Esta tarde a las 16.00, en la Basílica Vaticana, el Santo Padre Francisco ha celebrado un consistorio ordinario público para la creación de cinco nuevos cardenales, la imposición de la birreta, la entrega del anillo y la asignación del Título o Diaconía.
En la apertura del consistorio, Mons. Jean Zerbo, arzobispo de Bamako (Malí), el primero de los nuevos cardenales ha dirigido al Papa unas palabras de homenaje y gratitud en nombre de todos los nuevos purpurados.
La celebración ha comenzado con el saludo, la oración y la lectura de un pasaje del evangelio según San Marcos (10, 32-45) y a continuación el Papa ha pronunciado su homilía.
Posteriormente, el Santo Padre ha leído la fórmula de creación y ha proclamado solemnemente los nombres de los nuevos cardenales anunciando el Orden presbiterial o diaconal.

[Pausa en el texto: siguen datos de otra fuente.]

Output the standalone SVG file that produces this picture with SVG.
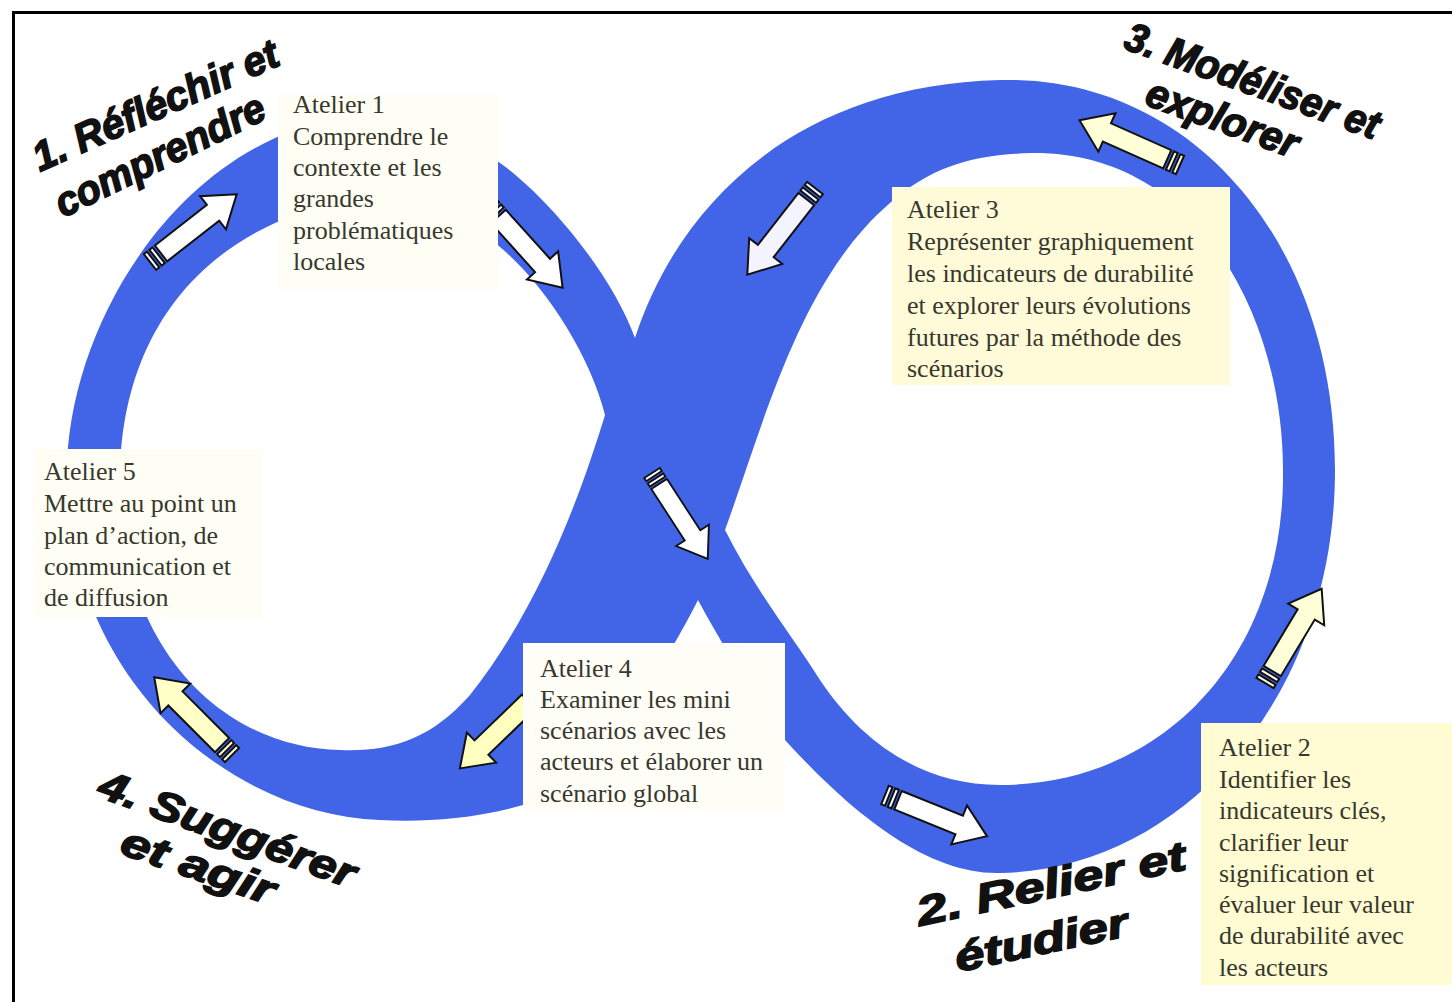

El rito ha continuado con la profesión de fe de los nuevos cardenales ante el pueblo de Dios y el juramento de fidelidad y obediencia al Papa Francisco y a sus sucesores.
Los nuevos cardenales, según el orden de creación se han arrodillado ante el Santo Padre que les ha impuesto el solideo y la birreta cardenalicia, les ha entregado el anillo y asignado a cada uno una iglesia de Roma como signo de participación en la solicitud pastoral del Papa en la Urbe.
Tras la consigna de la bula de creación cardenalicia y de asignación del Título o de la Diaconía, el Santo Padre Francisco ha intercambiado con cada nuevo cardenal el abrazo de la paz.
Sigue la alocución que el Santo Padre ha pronunciado durante el consistorio
Alocución del Santo Padre
«Jesús caminaba delante de ellos». Esta es la imagen que nos ofrece el Evangelio que hemos escuchado (Mc 10,32-45), y que hace de escenario también para el acto que estamos realizando: un Consistorio para la creación de nuevos Cardenales.
Jesús camina con decisión hacia Jerusalén. Sabe bien lo que allí le aguarda y ha hablado ya de ello muchas veces a sus discípulos. Pero entre el corazón de Jesús y el corazón de los discípulos hay una distancia, que sólo el Espíritu Santo podrá colmar. Jesús lo sabe; por esto tiene paciencia con ellos, habla con sinceridad y sobre todo les precede, camina delante de ellos.
A lo largo del camino, los discípulos están distraídos por intereses que no son coherentes con la «dirección» de Jesús, con su voluntad, que es una con la voluntad del Padre. Así como —hemos escuchado— los dos hermanos Santiago y Juan piensan en lo hermoso que sería sentarse uno a la derecha y el otro a la izquierda del rey de Israel (cf. v. 37). No miran la realidad. Creen que ven pero no ven, que saben pero no saben, que entienden mejor que los otros pero no entienden…
La realidad en cambio es otra muy distinta, es la que Jesús tiene presente y la que guía sus pasos. La realidad es la cruz, es el pecado del mundo que él ha venido a tomar consigo y arrancar de la tierra de los hombres y de las mujeres. La realidad son los inocentes que sufren y mueren a causa de las guerras y el terrorismo; es la esclavitud que no cesa de pisar la dignidad también en la época de los derechos humanos; la realidad es la de los campos de prófugos que a veces se asemejan más a un infierno que a un purgatorio; la realidad es el descarte sistemático de todo lo que ya no sirve, incluidas las personas.
Esto es lo que Jesús ve mientras camina hacia Jerusalén. Durante su vida pública él ha manifestado la ternura del Padre, sanando a todos los que estaban bajo el poder del maligno (cf. Hch 10,38). Ahora sabe que ha llegado el momento de ir a lo más profundo, de arrancar la raíz del mal y por esto camina decididamente hacia la cruz.
También nosotros, hermanos y hermanos, estamos en camino con Jesús en esta vía. De modo particular me dirijo a vosotros, queridos nuevos cardenales. Jesús «camina delante de vosotros» y os pide de seguirlo con decisión en su camino. Os llama a mirar la realidad, a no distraeros por otros intereses, por otras perspectivas. Él no os ha llamado para que os convirtáis en «príncipes» en la Iglesia, para que os «sentéis a su derecha o a su izquierda». Os llama a servir como él y con él. A servir al Padre y a los hermanos. Os llama a afrontar con su misma actitud el pecado del mundo y sus consecuencias en la humanidad de hoy. Siguiéndolo, también vosotros camináis delante del pueblo santo de Dios, teniendo fija la mirada en la Cruz y en la Resurrección del Señor.
Y así, a través de la intercesión de la Virgen María, invocamos con fe el Espíritu Santo, para que reduzca toda distancia entre nuestro corazón y el corazón de Cristo, y toda nuestra vida sea un servicio a Dios y a los hermanos.